At some time my father fitted us up with a Morrison shelter underneath the living room table and every time the air raid siren sounded my mother made us go into this. It was like a cage made from reinforced wire mesh. There was also a bomb shelter in the back garden called an Anderson shelter but my mother didn’t like to use this as she was scared of us being buried alive. This was approximately a 7ft x 6ft hole dug in the middle of the garden with a roof made from corrugated iron. Sandbags and then soil was piled up on top and grass allowed to grow over it as camouflage. It was very damp and cold in there but it had a small table and chairs and tea making equipment.

In 1943 the bombing got worse and a row of houses behind ours was raised to the ground and all our windows went. Quite a lot of people lost their lives that night in that row of family houses. Our garden caught fire, too, from the incendiary devices the German airmen dropped as they flew over. So the authorities told my mother we had to be evacuated. We were allowed to go to my grandfather’s in Tyneside. But first of all my mother had to board up the house and sort out our ration books, identity and medical cards. The day we finally became evacuees, my brother and I were tied together, labelled with our details and we were sent off by train (the Flying Scotsman) to my Grandfather’s. My grandmother had just died so he was a recent widower with a 12 year old, my Auntie Audrey, who became my playmate and taught me to read and write and to do my shoe-laces up! My mother joined us a week or so later.

I started school at the age of 4 at the local primary school in Tyneside. Children went to school a year earlier in the North East. Early in 1944 my father had managed to get home on leave again. In November my sister, was born in Newcastle Infirmary. She was a very pretty baby weighing in at 12lb. 8ozs. I then didn’t see my father for what seemed quite some time as he was sent abroad to Malta and Alexandria.

Family photo taken for Dad

In 1945 the war ended and we could go home. But not before a great street party to which I couldn’t go because I had the measles. I remember looking out of the upstairs window of my grandfather's at everyone enjoying themselves.

We came home to the house in Harrow Weald some time in 1945. It had survived the war but needed repair, and although I was nearly six years old by then, I couldn’t go back to school as the intake of children was being phased in because of teacher shortages.
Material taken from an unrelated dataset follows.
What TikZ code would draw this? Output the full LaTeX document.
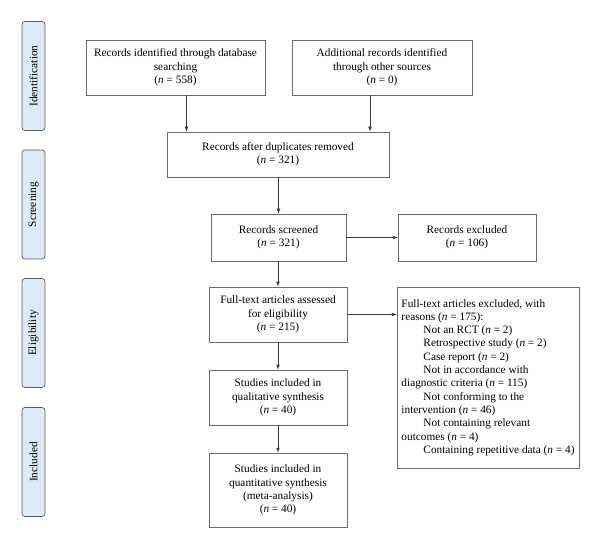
\documentclass[tikz,border=0pt]{standalone}
\usepackage{fontspec}
\setmainfont{Liberation Serif}
\usepackage{tikz}
\usetikzlibrary{shapes.geometric, arrows}
\definecolor{boxgray}{HTML}{6A6A6A}
\definecolor{linegray}{HTML}{3A3A3A}
\definecolor{sidegray}{HTML}{5E5E5E}
\definecolor{sideblue}{HTML}{DDEBF8}

\begin{document}
\begin{tikzpicture}[x=1pt, y=-1pt,
    box/.style={draw=boxgray, line width=0.7, inner sep=2pt, align=center, font=\fontsize{11.3}{13.3}\selectfont},
    phase/.style={draw=sidegray, fill=sideblue, rounded corners=3, minimum width=23, minimum height=109, line width=0.7, font=\fontsize{11.3}{13.3}\selectfont},
    arr/.style={->, >=latex, line width=0.7, draw=linegray}]
      \useasboundingbox (0,0) rectangle (600,548);
           % side labels
           \node[phase](ident)  at (33.5,76) {\rotatebox{90}{Identification}};
           \node[phase](screen)  at (33.5,204.5) {\rotatebox{90}{Screening}};
           \node[phase](elig)  at (33.5,333) {\rotatebox{90}{Eligibility}};
           \node[phase](incl)  at (33.5,462) {\rotatebox{90}{Included}};
           % boxes
           \node[box, minimum width=179, minimum height=55](db)  at (175.5,67.5) {Records identified through database\\searching\\(\textit{n} = 558)};
           \node[box, minimum width=180, minimum height=55](other)  at (382,67.5) {Additional records identified\\through other sources\\(\textit{n} = 0)};
           \node[box, minimum width=222, minimum height=45](dup)  at (278,154.5) {Records after duplicates removed\\(\textit{n} = 321)};
           \node[box, minimum width=135, minimum height=47](scr)  at (278.5,237.5) {Records screened\\(\textit{n} = 321)};
           \node[box, minimum width=138, minimum height=47](excl)  at (467,237.5) {Records excluded\\(\textit{n} = 106)};
           \node[box, minimum width=138, minimum height=55](full)  at (278,314.5) {Full-text articles assessed\\for eligibility\\(\textit{n} = 215)};
           \node[box, align=left, minimum width=182, minimum height=181](reasons)  at (488,377.5) {Full-text articles excluded, with\\reasons (\textit{n} = 175):\\
             \hspace*{22pt}Not an RCT (\textit{n} = 2)\\
             \hspace*{22pt}Retrospective study (\textit{n} = 2)\\
             \hspace*{22pt}Case report (\textit{n} = 2)\\
             \hspace*{22pt}Not in accordance with\\diagnostic criteria (\textit{n} = 115)\\
             \hspace*{22pt}Not conforming to the\\intervention (\textit{n} = 46)\\
             \hspace*{22pt}Not containing relevant\\outcomes (\textit{n} = 4)\\
             \hspace*{22pt}Containing repetitive data (\textit{n} = 4)};
           \node[box, minimum width=138, minimum height=55](qual)  at (278,397.5) {Studies included in\\qualitative synthesis\\(\textit{n} = 40)};
           \node[box, minimum width=138, minimum height=74](quant)  at (278,490) {Studies included in\\quantitative synthesis\\(meta-analysis)\\(\textit{n} = 40)};
           % arrows
      \draw[arr] ([xshift=11]db.south) -- ([xshift=11]db.south |- dup.north);
      \draw[arr] ([xshift=-12]other.south) -- ([xshift=-12]other.south |- dup.north);
      \draw[arr] (dup.south -| scr.north) -- (scr.north);
      \draw[arr] (scr) -- (excl);
      \draw[arr] (scr.south -| full.north) -- (full.north);
      \draw[arr] (full.east) -- (full.east -| reasons.west);
      \draw[arr] (full) -- (qual);
      \draw[arr] (qual) -- (quant);
          \end{tikzpicture}
\end{document}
I finally went to school again in the September much to the relief of my mother who I must have driven mad in my anxiety to go to school again.
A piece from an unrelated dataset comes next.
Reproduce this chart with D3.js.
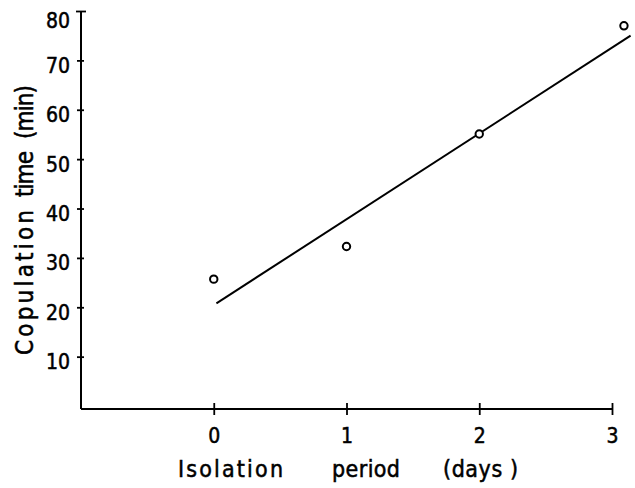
<!DOCTYPE html>
<html>
<head>
<meta charset="utf-8">
<script src="https://cdn.jsdelivr.net/npm/d3@7"></script>
<style>
  html, body { margin: 0; padding: 0; background: #fff; }
  svg { display: block; }
  text { font-family: "DejaVu Sans Condensed", "DejaVu Sans", sans-serif; font-stretch: condensed; fill: #000; stroke: #000; stroke-width: 0.5px; }
</style>
</head>
<body>
<svg id="chart" width="635" height="488"></svg>
<script>
// ---- data ----
const days = [0, 1, 2, 3.09];                     // isolation period (days)
const copulationTime = [25.7, 32.3, 55.1, 77.0];  // copulation time (min)
const fitDays = [0.02, 3.14];                     // fitted regression line ends
const fitTime = [20.8, 75.0];
const xTickValues = [0, 1, 2, 3];
const yTickValues = [10, 20, 30, 40, 50, 60, 70, 80];
const xTitleWords = ["Isolation", "period", "(days )"];
const yTitleWords = ["Copulation", "time", "(min)"];

const svg = d3.select("#chart");
const FONT = "'DejaVu Sans Condensed', 'DejaVu Sans', sans-serif";

const x = d3.scaleLinear().domain([-1, 3]).range([81, 612]);
const y = d3.scaleLinear().domain([-0.6, 80]).range([409, 11]);

// ---- Y axis ----
const yAxis = d3.axisLeft(y).tickValues(yTickValues).tickSize(0).tickPadding(11).tickFormat(d3.format("d"));
const gy = svg.append("g").attr("transform", `translate(${x(-1)},0)`).call(yAxis);
gy.select(".domain").remove();
gy.selectAll(".tick line")
  .attr("x1", d => d === 80 ? -5 : -4)
  .attr("x2", d => d === 80 ? 5 : 3)
  .attr("stroke", "#000").attr("stroke-width", 1.8);
gy.selectAll(".tick text")
  .style("font-family", FONT)
  .style("font-size", "21px")
  .attr("dy", d => d === 80 ? 16 : 12);
gy.append("line")
  .attr("x1", 0).attr("x2", 0)
  .attr("y1", y(80)).attr("y2", y(-0.6))
  .attr("stroke", "#000").attr("stroke-width", 2);

// ---- X axis ----
const xAxis = d3.axisBottom(x).tickValues(xTickValues).tickSize(0).tickPadding(0).tickFormat(d3.format("d"));
const gx = svg.append("g").attr("transform", `translate(0,${y(-0.6)})`).call(xAxis);
gx.select(".domain").remove();
gx.selectAll(".tick line")
  .attr("y1", -6).attr("y2", 6)
  .attr("stroke", "#000").attr("stroke-width", 1.8);
gx.selectAll(".tick text")
  .style("font-family", FONT)
  .style("font-size", "21px")
  .attr("y", 0)
  .attr("dy", 34);
gx.append("line")
  .attr("x1", x(-1)).attr("x2", x(3))
  .attr("y1", 0).attr("y2", 0)
  .attr("stroke", "#000").attr("stroke-width", 2);

// ---- fitted line ----
const line = d3.line().x(d => x(d[0])).y(d => y(d[1]));
svg.append("path")
  .datum(d3.zip(fitDays, fitTime))
  .attr("d", line)
  .attr("fill", "none")
  .attr("stroke", "#000")
  .attr("stroke-width", 2);

// ---- data points ----
svg.selectAll("circle.pt")
  .data(d3.zip(days, copulationTime))
  .join("circle")
  .attr("class", "pt")
  .attr("cx", d => x(d[0]))
  .attr("cy", d => y(d[1]))
  .attr("r", 3.7)
  .attr("fill", "#fff")
  .attr("stroke", "#000")
  .attr("stroke-width", 2);

// ---- axis titles (hand-lettered: each word placed separately) ----
const xWordStart = [178, 332, 443];
const xWordLen = [105, 68, 75];
svg.selectAll("text.xtitle")
  .data(xTitleWords)
  .join("text")
  .attr("class", "xtitle")
  .attr("x", (d, i) => xWordStart[i])
  .attr("y", 477)
  .attr("textLength", (d, i) => xWordLen[i])
  .attr("lengthAdjust", "spacing")
  .attr("xml:space", "preserve")
  .style("font-size", "23px")
  .text(d => d);

const yWordStart = [355, 197, 139];   // bottom end of each rotated word
const yWordLen = [145, 46, 54];
svg.selectAll("text.ytitle")
  .data(yTitleWords)
  .join("text")
  .attr("class", "ytitle")
  .attr("transform", (d, i) => `translate(33,${yWordStart[i]}) rotate(-90)`)
  .attr("textLength", (d, i) => yWordLen[i])
  .attr("lengthAdjust", "spacing")
  .style("font-size", "24px")
  .text(d => d);
</script>
</body>
</html>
My six year's old birthday party

My father was demobbed and came home late in 1945 (I think) and within a short time started to work on the rebuilding programme in the area. He worked with German prisoners of war. I remember one of them came to us for Christmas day one of those Christmas’s straight after the war.

My second brother was born on St. Patrick’s Day 1947. A celebration of life! He weighed in at 14lbs.13ozs and it was a home birth. This time The National Health paid for it. Thick snow was on the ground and it was bitterly cold. I had my first pair of boots on my feet and was very proud of them.

(Photo: Jean and Ann are the one's with the lollipops! My first brother is the boy at the front, second from right. My sister is the babe in arms and I'm the birthday girl in the middle who refused to remove her new school satchel for the photo because she was so pleased to be going to school again!)

I am still not keen on November 5th!!.